I house sat for my son and daughter-in-law a few years ago. They lived off Lawrence Exp Way and Blaney. Just work your way over to Foothill Expressway. It's a major cycling artery as mentioned above. From there you can go on. I had a blast. Also try Montebello Rd off Stevens Canyon.


----------



## 331miles (May 9, 2008)

Thanks for all the advice. I'm meeting up with a local contact, and we're going to do exactly what most of you are recommending -- head over to Foothill Expressway, then ride a route that he knows. He tells me the smoke cleared a little yesterday, which was my biggest recent worry...


----------



## Dr_John (Oct 11, 2005)

The air quality is looking great all this week throughout the Bay Area. Of course that can change. If you're concerned visit the site:

http://www.sparetheair.org/about/five_day.htm

And if you're at all sensitive, definitely don't ride if the air quality is listed as unhealthful.


----------



## johnny99 (Apr 2, 2004)

Here's a nice loop:
north on Foothill Expy
left on Page Mill Road (long scenic climb after the freeway)
left on Skyline (nice views)
left on Hwy 9 (fast descent)
left on Pierce Road
left on Mt. Eden Road back to Cupertino

If you have more time, turn right on Skyline instead of left and do the La Honda/Alpine Loop, then continue as above.


----------



## johnny99 (Apr 2, 2004)

Leopold Porkstacker said:


> Montebello is a real fun one, as would be taking Moody up to Pagemill to 35 and down 9.

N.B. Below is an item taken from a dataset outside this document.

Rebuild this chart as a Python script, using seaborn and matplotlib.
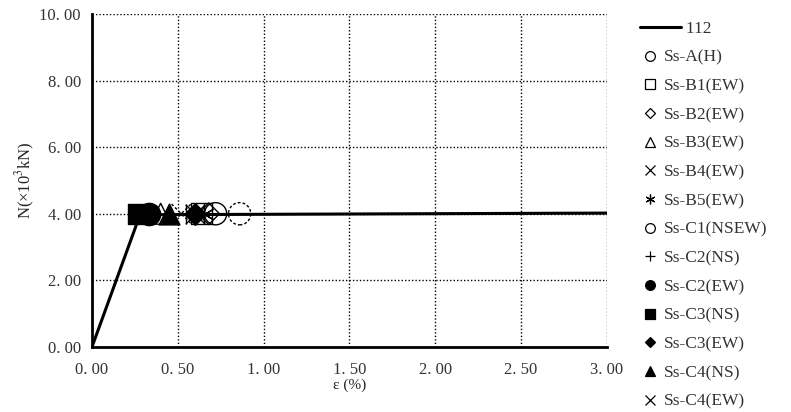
import matplotlib
matplotlib.use("Agg")
import matplotlib.pyplot as plt
from matplotlib.lines import Line2D
from matplotlib.legend_handler import HandlerLine2D
import seaborn as sns
import pandas as pd

# ---- data ----
line_label = "112"
line_x = [0.00, 0.28, 3.00]
line_y = [0.00, 3.97, 4.02]

series_labels = ["Ss-A(H)", "Ss-B1(EW)", "Ss-B2(EW)", "Ss-B3(EW)", "Ss-B4(EW)",
                 "Ss-B5(EW)", "Ss-C1(NSEW)", "Ss-C2(NS)", "Ss-C2(EW)", "Ss-C3(NS)",
                 "Ss-C3(EW)", "Ss-C4(NS)", "Ss-C4(EW)"]
series_x = [0.72, 0.64, 0.68, 0.40, 0.60, 0.65, 0.86, 0.55, 0.33, 0.27, 0.60, 0.45, 0.52]
series_y = [4.00, 4.00, 4.00, 4.00, 4.00, 4.00, 4.00, 4.00, 4.00, 4.00, 4.00, 4.00, 4.00]

x_ticks = [0.0, 0.5, 1.0, 1.5, 2.0, 2.5, 3.0]
y_ticks = [0.0, 2.0, 4.0, 6.0, 8.0, 10.0]
x_label = "ε (%)"
y_label = "N(×10$^3$kN)"

# ---- style ----
markers = ["o", "s", "D", "^", "x", (6, 2, 0), "o", "+", "o", "s", "D", "^", "x"]
filled = [False, False, False, False, False, False, False, False, True, True, True, True, False]
dashed = [False] * 6 + [True] + [False] * 5 + [True]
msize = [16, 15, 11, 15, 14, 14, 16, 14, 16, 15, 11, 15, 14]

sns.set_theme(style="white")
plt.rcParams["font.family"] = ["Liberation Serif", "Noto Sans CJK JP", "DejaVu Sans"]
plt.rcParams["mathtext.fontset"] = "stix"


class LongLine(HandlerLine2D):
    def create_artists(self, legend, orig_handle, xdescent, ydescent, width,
                       height, fontsize, trans):
        y = height / 2 - ydescent
        ln = Line2D([-xdescent, width + 15], [y, y], color="black", lw=2.2)
        ln.set_transform(trans)
        return [ln]


fig = plt.figure(figsize=(7.91, 4.12), dpi=100)
ax = fig.add_axes([0.1163, 0.158, 0.651, 0.808])

df_line = pd.DataFrame({"x": line_x, "y": line_y})
sns.lineplot(data=df_line, x="x", y="y", color="black", linewidth=2.2, ax=ax,
             sort=False, estimator=None, zorder=3)

line_handle = Line2D([0], [0], color="black", lw=2.2)
handles = [line_handle]
for i, lab in enumerate(series_labels):
    df = pd.DataFrame({"x": [series_x[i]], "y": [series_y[i]]})
    ls = (0, (2, 1.5)) if dashed[i] else "-"
    if markers[i] in ("x", "+") or isinstance(markers[i], tuple):
        kw = dict(color="black", linewidths=1.0)
    elif filled[i]:
        kw = dict(color="black", edgecolor="black", linewidths=1.0)
    else:
        kw = dict(facecolor="none", edgecolor="black", linewidths=1.0)
    sns.scatterplot(data=df, x="x", y="y", marker=markers[i], s=msize[i] ** 2,
                    ax=ax, zorder=4, linestyle=ls, legend=False, **kw)
    handles.append(Line2D([0], [0], linestyle="none", marker=markers[i],
                          markersize=7 if markers[i] != "D" else 5.5,
                          markerfacecolor="black" if filled[i] else "none",
                          markeredgecolor="black", markeredgewidth=0.9))

ax.set_xlim(0, 3)
ax.set_ylim(0, 10)
ax.set_xticks(x_ticks)
ax.set_yticks(y_ticks)
ax.set_xticklabels([f"{v:.2f}".replace(".", ". ") for v in x_ticks], fontsize=12)
ax.set_yticklabels([f"{v:.2f}".replace(".", ". ") for v in y_ticks], fontsize=12)
ax.set_xlabel(x_label, fontsize=11, labelpad=0)
ax.set_ylabel(y_label, fontsize=12, labelpad=2)
ax.tick_params(axis="x", length=0, pad=11, colors="#333333")
ax.tick_params(axis="y", length=0, pad=8, colors="#333333")
ax.grid(True, color="black", linestyle=(0, (1, 1.5)), linewidth=1.0)
for s in ["top", "right"]:
    ax.spines[s].set_visible(False)
for s in ["left", "bottom"]:
    ax.spines[s].set_color("black")
    ax.spines[s].set_linewidth(2.0)
    ax.spines[s].set_zorder(5)

leg = ax.legend(handles, ["     " + line_label] + series_labels, loc="upper left",
                bbox_to_anchor=(1.05, 1.0), frameon=False, fontsize=12.5,
                handlelength=1.2, handletextpad=0.2, labelspacing=0.72,
                borderaxespad=0.0, handler_map={line_handle: LongLine()})
for t in leg.get_texts():
    t.set_color("#333333")

fig.savefig("out.png", dpi=100)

If you don't mind a little dirt, you can take Montebello over to Page Mill for a really beautiful route.


----------



## Leopold Porkstacker (Jul 15, 2005)

johnny99 said:


> If you don't mind a little dirt, you can take Montebello over to Page Mill for a really beautiful route.


It’s called a _fire access trail_, starts up there where the communication towers are, and ends somewhere down where Rollercoaster Hill™ drops down on Page Mill Road.


----------



## 331miles (May 9, 2008)

Thanks for all of the advice and suggested routes. My local contact had a route planned -- Foothills South from Stevens Creek, then 'Redwood Gulch' up to Skyline Blvd, North on Skyline then down Page Mill. I may have missed some minor turns connections, but that's the basic jist of it.

It was an amazing ride! Frankly, the steepest climbs were more than my flatland Texas training could support. I do a lot of miles, interval training, and runs, but there are just no hills down here to train on. So I struggled, with frequent rests. But I still had a great time, and a great ride overall. The views were absolutely stunning, as was the weather!

Detailed trip report and photos are over at www.331miles.blogspot.com.

Thanks again, and if you're ever down Texas way, look me up! :cornut:


----------



## Leopold Porkstacker (Jul 15, 2005)

Yes, very nice ride. I need to do that one again soon. Nice photo op by Bateh Bros. liquors (across the street from the gas station parking lot where your picture was taken) (Bateh always have a very nice selection of local reds on sale, including Pichetti).


----------



## johnny99 (Apr 2, 2004)

Redwood Gulch = fun

fyi - there is water at the fire station on Skyline, just north of Hwy 9.


----------